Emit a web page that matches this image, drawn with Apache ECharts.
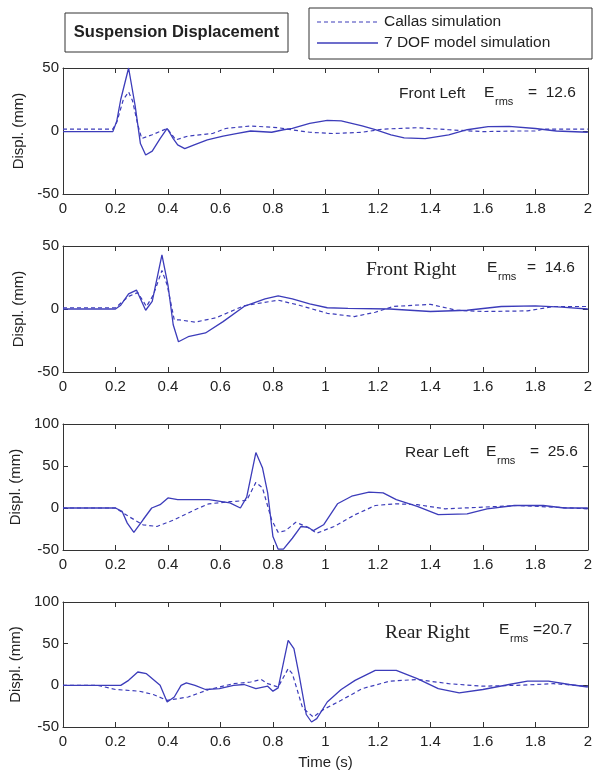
<!DOCTYPE html>
<html>
<head>
<meta charset="utf-8">
<script src="https://cdn.jsdelivr.net/npm/echarts@6/dist/echarts.min.js"></script>
<style>
html,body{margin:0;padding:0;background:#fff;}
#chart{width:595px;height:771px;}
</style>
</head>
<body>
<div id="chart"></div>
<script>
// ---- data (time in s, displacement in mm) ----
var xTicks = [0, 0.2, 0.4, 0.6, 0.8, 1, 1.2, 1.4, 1.6, 1.8, 2];
var seriesNames = ['Callas simulation', '7 DOF model simulation'];
var panelNames = ['Front Left', 'Front Right', 'Rear Left', 'Rear Right'];
var panelErms = ['12.6', '14.6', '25.6', '20.7'];
var panelYMin = [-50, -50, -50, -50];
var panelYMax = [50, 50, 100, 100];

var flCallas = [[0,1.5],[0.19,1.5],[0.205,7],[0.23,25],[0.25,31],[0.265,24],[0.285,5],[0.30,-6],[0.34,-3],[0.397,2],[0.43,-7],[0.477,-4],[0.57,-2],[0.62,2],[0.715,4],[0.82,2.6],[0.87,1],[0.94,-1],[1.03,-2],[1.14,-1],[1.22,1.5],[1.35,2.6],[1.47,1],[1.6,-0.5],[1.73,0],[1.8,0],[1.83,1.5],[2.0,1.5]];
var flDof = [[0,-0.5],[0.19,-0.5],[0.205,8],[0.22,25],[0.25,50],[0.275,20],[0.295,-10],[0.315,-19],[0.34,-16],[0.37,-6],[0.397,2],[0.42,-6],[0.437,-11],[0.464,-14],[0.5,-11],[0.55,-7],[0.61,-4],[0.66,-2],[0.715,0],[0.795,-1],[0.84,1],[0.874,2],[0.94,6],[1.007,8.5],[1.06,8],[1.14,4],[1.19,1],[1.25,-3],[1.30,-5.5],[1.38,-6],[1.47,-3],[1.54,1],[1.62,3.4],[1.7,3.7],[1.8,2],[1.88,0],[2.0,-1]];

var frCallas = [[0,1],[0.2,1],[0.25,10],[0.285,13],[0.318,2],[0.344,11],[0.377,30.5],[0.397,19],[0.424,-8.6],[0.444,-8.6],[0.503,-10.4],[0.583,-7],[0.69,2.6],[0.82,7],[0.90,3],[1.007,-3.4],[1.11,-6],[1.19,-2.6],[1.258,2],[1.40,3.7],[1.50,-1],[1.60,-2],[1.77,-1.5],[1.87,2],[2.0,2]];
var frDof = [[0,0],[0.2,0],[0.22,3],[0.25,12],[0.28,15],[0.315,-1],[0.34,6],[0.377,43],[0.40,19],[0.42,-12.5],[0.44,-26],[0.477,-22],[0.543,-19],[0.61,-10],[0.69,2],[0.77,8],[0.82,10.4],[0.874,8],[0.94,4],[1.007,1],[1.086,0.5],[1.245,0],[1.40,-2],[1.54,-1],[1.67,2],[1.8,2.5],[1.9,1.5],[2.0,0]];

var rlCallas = [[0,0],[0.2,0],[0.25,-10],[0.305,-20],[0.358,-22],[0.424,-14],[0.503,-2],[0.556,5],[0.636,7.5],[0.70,9],[0.735,30.5],[0.76,24],[0.795,-14],[0.82,-29],[0.848,-27],[0.887,-17],[0.927,-22],[0.967,-30],[1.033,-22],[1.113,-8],[1.19,3],[1.27,5],[1.35,4],[1.456,-1],[1.60,1],[1.735,3],[1.87,1],[2.0,-1]];
var rlDof = [[0,0],[0.2,0],[0.225,-4],[0.245,-18],[0.27,-29],[0.305,-14],[0.338,0],[0.37,4],[0.40,12],[0.437,10],[0.556,10],[0.636,6],[0.676,0],[0.70,13],[0.735,66],[0.76,48],[0.78,18],[0.80,-34],[0.82,-49],[0.84,-49],[0.874,-36],[0.907,-22],[0.934,-23],[0.954,-27],[0.993,-20],[1.046,5],[1.10,14],[1.166,19],[1.22,18],[1.27,10],[1.35,2],[1.43,-8],[1.54,-7],[1.616,-1],[1.72,3],[1.83,3],[1.91,0],[2.0,0]];

var rrCallas = [[0,0],[0.13,0],[0.146,-1],[0.2,-5],[0.29,-7],[0.344,-11],[0.397,-18],[0.477,-14],[0.556,-5],[0.65,2],[0.715,4],[0.755,7],[0.78,2],[0.82,-2],[0.858,20],[0.874,14],[0.913,-27],[0.954,-38],[0.993,-29],[1.06,-18],[1.14,-4],[1.245,5],[1.35,7],[1.47,2],[1.60,-1],[1.73,0],[1.87,2],[2.0,-1]];
var rrDof = [[0,0],[0.22,0],[0.25,6],[0.285,16],[0.318,14],[0.37,0],[0.397,-20],[0.424,-14],[0.45,0],[0.47,3],[0.503,0],[0.543,-5],[0.596,-4],[0.65,0],[0.69,1],[0.735,-4],[0.78,-1],[0.80,-7],[0.82,-3],[0.858,54],[0.88,44],[0.90,12],[0.927,-35],[0.947,-44],[0.967,-40],[1.007,-20],[1.06,-5],[1.113,6],[1.19,18],[1.27,18],[1.35,8],[1.43,-4],[1.51,-9],[1.60,-5],[1.70,1],[1.77,5],[1.85,5],[1.93,1],[2.0,-2]];

var callasData = [flCallas, frCallas, rlCallas, rrCallas];
var dofData = [flDof, frDof, rlDof, rrDof];

// ---- layout / style ----
var LINE = '#3c3cba';
var AX = '#333';
var TXT = '#222';
var FONT = '"Liberation Sans", Arial, sans-serif';
var SERIF = '"Liberation Serif", "Times New Roman", serif';
var gridTops = [68, 246, 424, 602];
var gridHeights = [126, 126, 126, 128];

var grids = [], xAxes = [], yAxes = [], series = [];
for (var i = 0; i < 4; i++) {
  grids.push({left: 63, right: 5, top: gridTops[i], height: gridHeights[i], containLabel: false});
  var xCommon = {
    type: 'value', gridIndex: i, min: xTicks[0], max: xTicks[xTicks.length - 1], interval: 0.2,
    axisLine: {show: true, onZero: false, lineStyle: {color: AX, width: 1}},
    axisTick: {show: true, inside: true, length: 5, lineStyle: {color: AX}},
    splitLine: {show: false}
  };
  xAxes.push(Object.assign({}, xCommon, {
    position: 'bottom',
    name: i === 3 ? 'Time (s)' : '', nameLocation: 'middle', nameGap: 28,
    nameTextStyle: {fontFamily: FONT, fontSize: 15, color: TXT},
    axisLabel: {show: true, fontFamily: FONT, fontSize: 15, color: TXT, margin: 7,
      formatter: function (v) { return String(+v.toFixed(1)); }}
  }));
  xAxes.push(Object.assign({}, xCommon, {position: 'top', axisLabel: {show: false}}));
  var yCommon = {
    type: 'value', gridIndex: i, min: panelYMin[i], max: panelYMax[i], interval: 50,
    axisLine: {show: true, onZero: false, lineStyle: {color: AX, width: 1}},
    axisTick: {show: true, inside: true, length: 5, lineStyle: {color: AX}},
    splitLine: {show: false}
  };
  yAxes.push(Object.assign({}, yCommon, {
    position: 'left',
    name: 'Displ. (mm)', nameLocation: 'middle', nameGap: 35,
    nameTextStyle: {fontFamily: FONT, fontSize: 15, color: TXT},
    axisLabel: {show: true, fontFamily: FONT, fontSize: 15, color: TXT, margin: 4}
  }));
  yAxes.push(Object.assign({}, yCommon, {position: 'right', axisLabel: {show: false}}));

  series.push({
    name: seriesNames[0], type: 'line', xAxisIndex: 2 * i, yAxisIndex: 2 * i,
    data: callasData[i], showSymbol: false, symbol: 'none', silent: true,
    lineStyle: {color: LINE, width: 1.2, type: [4, 3]}
  });
  series.push({
    name: seriesNames[1], type: 'line', xAxisIndex: 2 * i, yAxisIndex: 2 * i,
    data: dofData[i], showSymbol: false, symbol: 'none', silent: true,
    lineStyle: {color: LINE, width: 1.3, type: 'solid'}
  });
}

// ---- annotations ----
function txt(x, y, s, size, family, extra) {
  return Object.assign({
    type: 'text', x: x, y: y, silent: true,
    style: {text: s, fontSize: size, fontFamily: family, fill: TXT,
      textAlign: 'left', textVerticalAlign: 'middle'}
  }, extra || {});
}
var annot = [
  {label: panelNames[0], lx: 399, ly: 94, fam: FONT, size: 15.5, ex: 484, ey: 93, val: '=  ' + panelErms[0], vx: 528},
  {label: panelNames[1], lx: 366, ly: 270, fam: SERIF, size: 19.5, ex: 487, ey: 268, val: '=  ' + panelErms[1], vx: 527},
  {label: panelNames[2], lx: 405, ly: 453, fam: FONT, size: 15.5, ex: 486, ey: 452, val: '=  ' + panelErms[2], vx: 530},
  {label: panelNames[3], lx: 385, ly: 633, fam: SERIF, size: 19.5, ex: 499, ey: 630, val: '=' + panelErms[3], vx: 533}
];
var graphics = [
  {type: 'rect', shape: {x: 65, y: 13, width: 223, height: 39}, style: {fill: '#fff', stroke: AX, lineWidth: 1}, silent: true},
  {type: 'text', x: 176.5, y: 32.5, silent: true, style: {text: 'Suspension Displacement', fontSize: 16.5, fontWeight: 'bold', fontFamily: FONT, fill: TXT, textAlign: 'center', textVerticalAlign: 'middle'}},
  {type: 'rect', shape: {x: 309, y: 8, width: 283, height: 51}, style: {fill: '#fff', stroke: AX, lineWidth: 1}, silent: true},
  {type: 'line', shape: {x1: 317, y1: 22, x2: 378, y2: 22}, style: {stroke: LINE, lineWidth: 1.2, lineDash: [4, 3]}, silent: true},
  {type: 'line', shape: {x1: 317, y1: 43, x2: 378, y2: 43}, style: {stroke: LINE, lineWidth: 1.3}, silent: true},
  txt(384, 22, seriesNames[0], 15.5, FONT),
  txt(384, 43, seriesNames[1], 15.5, FONT)
];
annot.forEach(function (a) {
  graphics.push(txt(a.lx, a.ly, a.label, a.size, a.fam));
  graphics.push(txt(a.ex, a.ey, 'E', 15.5, FONT));
  graphics.push(txt(a.ex + 11, a.ey + 9, 'rms', 11, FONT));
  graphics.push(txt(a.vx, a.ey, a.val, 15.5, FONT));
});

var chart = echarts.init(document.getElementById('chart'), null, {renderer: 'canvas'});
chart.setOption({
  animation: false,
  backgroundColor: '#fff',
  grid: grids,
  xAxis: xAxes,
  yAxis: yAxes,
  series: series,
  graphic: graphics
});
</script>
</body>
</html>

» **Exercise directions**
Omitting all pictures, restate exactly the lines of the material from its start through the line that contains "var panelYMax = [50, 50, 100, 100];".

» **Output for this exercise**
Emit a web page that matches this image, drawn with Apache ECharts.
<!DOCTYPE html>
<html>
<head>
<meta charset="utf-8">
<script src="https://cdn.jsdelivr.net/npm/echarts@6/dist/echarts.min.js"></script>
<style>
html,body{margin:0;padding:0;background:#fff;}
#chart{width:595px;height:771px;}
</style>
</head>
<body>
<div id="chart"></div>
<script>
// ---- data (time in s, displacement in mm) ----
var xTicks = [0, 0.2, 0.4, 0.6, 0.8, 1, 1.2, 1.4, 1.6, 1.8, 2];
var seriesNames = ['Callas simulation', '7 DOF model simulation'];
var panelNames = ['Front Left', 'Front Right', 'Rear Left', 'Rear Right'];
var panelErms = ['12.6', '14.6', '25.6', '20.7'];
var panelYMin = [-50, -50, -50, -50];
var panelYMax = [50, 50, 100, 100];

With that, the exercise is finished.